Not to be outdone by its southern neighbours, Sydney’s Hawkers Brewery ( has fashioned a bold name crafting many an intriguing Bourbon Barrel Aged Barleywine. Don’t let the nomenclature of the latter ruffle you: the term ‘barley wine’ was traditionally used in previous centuries to denote the generous booze content of these unique beers, not untypically north of 13% – a result of the dense malt layers.

Pouring dark leather brown with a generous creamy head, the molasses-rich and tobacco bourbon notes fold immaculately into the beer, making for a memorable drinking experience.

Similarly, the label’s Bo & Luke Down Under imperial stout packs a mighty punch, with the rye and barley malts smoked on beechwood and mesquite before the beer is laid to rest in used rum barrels for six months.
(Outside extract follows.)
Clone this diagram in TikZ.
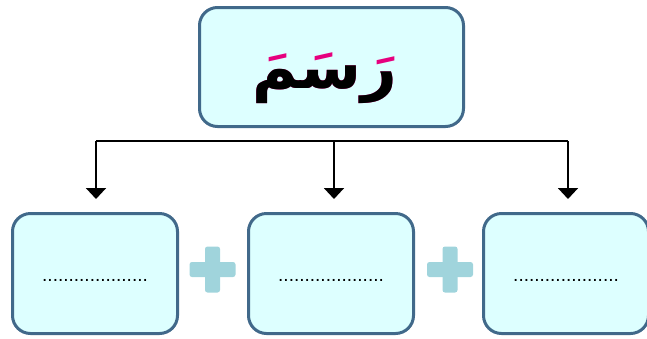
\documentclass[tikz,border=0pt]{standalone}
\usepackage{fontspec}
\usepackage{xcolor}
\usetikzlibrary{arrows.meta}
\TeXXeTstate=1
\newfontfamily\arabicfont[Script=Arabic]{DejaVu Sans}
\setmainfont{Liberation Sans}
\definecolor{boxline}{RGB}{65,105,138}
\definecolor{boxfill}{RGB}{221,255,255}
\definecolor{plusfill}{RGB}{160,212,220}
\definecolor{fathapink}{RGB}{230,0,126}

\begin{document}
\begin{tikzpicture}[x=1pt, y=-1pt,
    box/.style = {draw=boxline, fill=boxfill, line width=3pt,
        rounded corners=18pt, minimum width=165pt, minimum height=120pt,
        inner sep=0pt},
    bar/.style = {fill=plusfill, rounded corners=2.5pt, inner sep=0pt},
    link/.style = {line width=2pt, -{Triangle[width=20pt,length=11pt]}},
    blank/.style = {font=\fontsize{19}{20}\selectfont, anchor=base}]

\useasboundingbox (0,0) rectangle (647,338);

% Word box
\node[box, minimum width=264pt, minimum height=119pt] (title) at (331.5,67) {};
\node[anchor=base, inner sep=0pt, font=\fontsize{62}{64}\selectfont\bfseries] (word) at (325,88)
    {\arabicfont\rlap{\color{fathapink}\beginR رَسَمَ\endR}\beginR رسم\endR};

% Parts
\node[box] (part1) at (95,273.5) {};
\node[box] (part2) at (331,273.5) {};
\node[box] (part3) at (566,273.5) {};

\node[blank] at ([yshift=-8pt]part1.center) {....................};
\node[blank] at ([yshift=-8pt]part2.center) {....................};
\node[blank] at ([yshift=-8pt]part3.center) {....................};

% Plus signs
\foreach \px in {212.5,450} {
    \node[bar, minimum width=46pt, minimum height=15pt] at (\px,269.5) {};
    \node[bar, minimum width=15pt, minimum height=46pt] at (\px,269.5) {};
}

% Branches
\coordinate (left) at (96,141);
\coordinate (mid) at (334,141);
\coordinate (right) at (568,141);
\draw[line width=2pt] (left) -- (right);
\draw[link] (left) -- ([yshift=13pt]part1.north -| left);
\draw[link] (mid) -- ([yshift=13pt]part2.north -| mid);
\draw[link] (right) -- ([yshift=13pt]part3.north -| right);
\end{tikzpicture}
\end{document}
The stewed fruit aromatics and smoke conjure up memories of German Christmas markets – but at 13% ABV is much less innocent than the beguiling nose suggests.

While most ales can be brewed, packaged and put to market in a matter of weeks, barrel aging requires a little patience and a lot of pot-luck. And the laborious process invariably means more exclusive batches that are heavier on the hip pocket. But seek and you shall be rewarded for, as the ancient proverb goes: the truth lies at the bottom of the barrel.